Incorporating circadian-effective lighting into projects
Circadian lighting can be a complex topic, and knowing where to start is difficult. Project goals, objectives, and constraints should be carefully considered before committing to a circadian-effective lighting strategy. Here are some key areas to consider:
- Technical requirements. Is the project seeking WELL certification? Are there other requirements that need to be met on paper?
- Circadian vs. tunable white lighting. Is the goal specifically to entrain the circadian system, or is this a project that requires color tuning as a design feature to enhance the mood or to create a dynamic environment?
- Active entrainment vs. avoiding disruption. Do occupants use the space during the day, at night, or both? Are the occupants likely to receive sufficient circadian stimulation elsewhere in their daily lives, or does the electric lighting need to provide that?
- Manual vs. programmed control. Some applications require manual control for performing visual tasks. Active circadian entrainment requires consistency to ensure the stimulation is provided at the right time of day. If the lighting schedule is regularly overridden, the controls can become more complex to accommodate. Consider using different sources of light for occupant-controllable functions versus automatic time-of-day functions.
- Extent of application. Not all spaces have the same needs. Where is circadian-effective lighting most useful and needed? Strategically limiting the scope of the application can sometimes be the only way to achieve the project goals.
- Daylight availability. Consider whether the spaces in question have daylight availability. If so, is circadian stimulation needed? Even if ample daylight is available through windows, the designer should evaluate the spectral transmission properties of glazing to ensure that enough light of the right wavelength reaches the eyes of the occupants.
- Project team capabilities. Who will design the system, program the controls, and maintain it over its life? Build a team of individuals who are invested in and knowledgeable about the lighting system’s function and capabilities. A neglected and non-functional circadian lighting system can cause more problems than it solves.
- Budgetary constraints. Be realistic about the budget for circadian-effective lighting strategies and communicate priorities up front. Where do you get the most bang for your buck?
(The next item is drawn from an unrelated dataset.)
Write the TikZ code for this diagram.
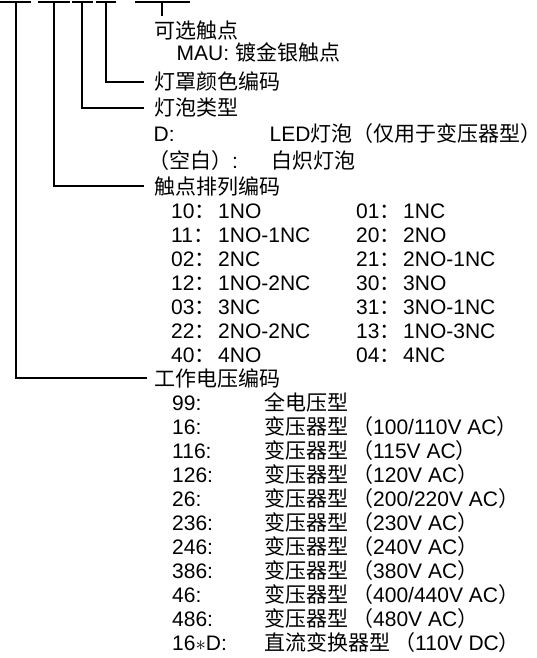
\documentclass[tikz,border=0pt]{standalone}
\usepackage{fontspec}
\setmainfont{Liberation Sans}
\newfontfamily\cjk{Noto Sans CJK SC}
\newcommand\zh[1]{{\cjk #1}}
\newcommand\cell[2]{\makebox[#1pt][l]{#2}}
\newcommand\lp{\hspace{4pt}\zh{（}}
\newcommand\rp{\makebox[8pt][l]{\zh{）}}}
\begin{document}
\begin{tikzpicture}[x=1pt,y=-1pt,
  bar/.style={line width=1.3pt},
  conn/.style={line width=1.3pt},
  lab/.style={anchor=base west,inner sep=0pt,font=\fontsize{21}{25}\selectfont}]
\useasboundingbox (0,0) rectangle (537,658);
\def\p{24}
\def\c{218}% baseline of first contact row
\def\w{410}% baseline of first voltage row
% top bars
\draw[bar] (0,2) -- (31,2);
\draw[bar] (38,2) -- (70,2);
\draw[bar] (72,2) -- (93,2);
\draw[bar] (96,2) -- (116,2);
\draw[bar] (135,2) -- (190,2);
\coordinate (b1) at (16,2);
\coordinate (b2) at (54,2);
\coordinate (b3) at (82,2);
\coordinate (b4) at (106,2);
\coordinate (b5) at (162,2);
\coordinate (b5end) at (162,16);
% labels
\node[lab] (l0) at (154,39) {\zh{可选触点}};
\node[lab] (l1) at (176.5,61) {MAU: \zh{镀金银触点}};
\node[lab] (l2) at (154,90) {\zh{灯罩颜色编码}};
\node[lab] (l3) at (154,116) {\zh{灯泡类型}};
\node[lab] (l4) at (153.5,142) {\cell{116}{D:}LED\zh{灯泡（仅用于变压器型}\rp};
\node[lab] (l5) at (148,168) {\cell{123}{\zh{（空白）}:}\zh{白炽灯泡}};
\node[lab] (l6) at (154,194) {\zh{触点排列编码}};
\node[lab] (c1) at (171,\c) {\cell{47}{10\zh{：}}\cell{138}{1NO}\cell{47}{01\zh{：}}1NC};
\node[lab] (c2) at (171,\c+\p) {\cell{47}{11\zh{：}}\cell{138}{1NO-1NC}\cell{47}{20\zh{：}}2NO};
\node[lab] (c3) at (171,\c+2*\p) {\cell{47}{02\zh{：}}\cell{138}{2NC}\cell{47}{21\zh{：}}2NO-1NC};
\node[lab] (c4) at (171,\c+3*\p) {\cell{47}{12\zh{：}}\cell{138}{1NO-2NC}\cell{47}{30\zh{：}}3NO};
\node[lab] (c5) at (171,\c+4*\p) {\cell{47}{03\zh{：}}\cell{138}{3NC}\cell{47}{31\zh{：}}3NO-1NC};
\node[lab] (c6) at (171,\c+5*\p) {\cell{47}{22\zh{：}}\cell{138}{2NO-2NC}\cell{47}{13\zh{：}}1NO-3NC};
\node[lab] (c7) at (171,\c+6*\p) {\cell{47}{40\zh{：}}\cell{138}{4NO}\cell{47}{04\zh{：}}4NC};
\node[lab] (l7) at (154,\c+7*\p) {\zh{工作电压编码}};
\node[lab] (v1) at (172,\w) {\cell{92}{99:}\zh{全电压型}};
\node[lab] (v2) at (172,\w+\p) {\cell{92}{16:}\zh{变压器型}\lp 100/110V AC\rp};
\node[lab] (v3) at (172,\w+2*\p) {\cell{92}{116:}\zh{变压器型}\lp 115V AC\rp};
\node[lab] (v4) at (172,\w+3*\p) {\cell{92}{126:}\zh{变压器型}\lp 120V AC\rp};
\node[lab] (v5) at (172,\w+4*\p) {\cell{92}{26:}\zh{变压器型}\lp 200/220V AC\rp};
\node[lab] (v6) at (172,\w+5*\p) {\cell{92}{236:}\zh{变压器型}\lp 230V AC\rp};
\node[lab] (v7) at (172,\w+6*\p) {\cell{92}{246:}\zh{变压器型}\lp 240V AC\rp};
\node[lab] (v8) at (172,\w+7*\p) {\cell{92}{386:}\zh{变压器型}\lp 380V AC\rp};
\node[lab] (v9) at (172,\w+8*\p) {\cell{92}{46:}\zh{变压器型}\lp 400/440V AC\rp};
\node[lab] (v10) at (172,\w+9*\p) {\cell{92}{486:}\zh{变压器型}\lp 480V AC\rp};
\node[lab] (v11) at (172,\w+10*\p) {\cell{92}{16$\ast$D:}\zh{直流变换器型}\lp 110V DC\rp};
% connectors
\draw[conn] (b5) -- (b5end);
\draw[conn] (b4) |- ([xshift=-10pt,yshift=8pt]l2.base west);
\draw[conn] (b3) |- ([xshift=-10pt,yshift=8pt]l3.base west);
\draw[conn] (b2) |- ([xshift=-10pt,yshift=8pt]l6.base west);
\draw[conn] (b1) |- ([xshift=-7pt,yshift=8pt]l7.base west);
\end{tikzpicture}
\end{document}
Thoughtful design doesn’t cost extra and, in some cases, is all that is needed.
Looking toward the future
The ongoing exploration of light’s effects on health is paving the way for significant advancements in biologically effective lighting design. Innovations such as simplified controls, adjustable spectrum luminaires, and artificial daylight solutions can help create environments that not only meet aesthetic and functional needs but also enhance well-being. As we continue to refine our approaches, the potential for cost-effective circadian lighting solutions that align with our biological rhythms becomes increasingly feasible, ultimately fostering healthier living and working environments.
For more in-depth information, refer to the Illuminating Engineering Society’s ANSI/IES RP-46-23 – Recommended Practice: Supporting the Physiological and Behavioral Effects of Lighting in Interior Daytime Environments.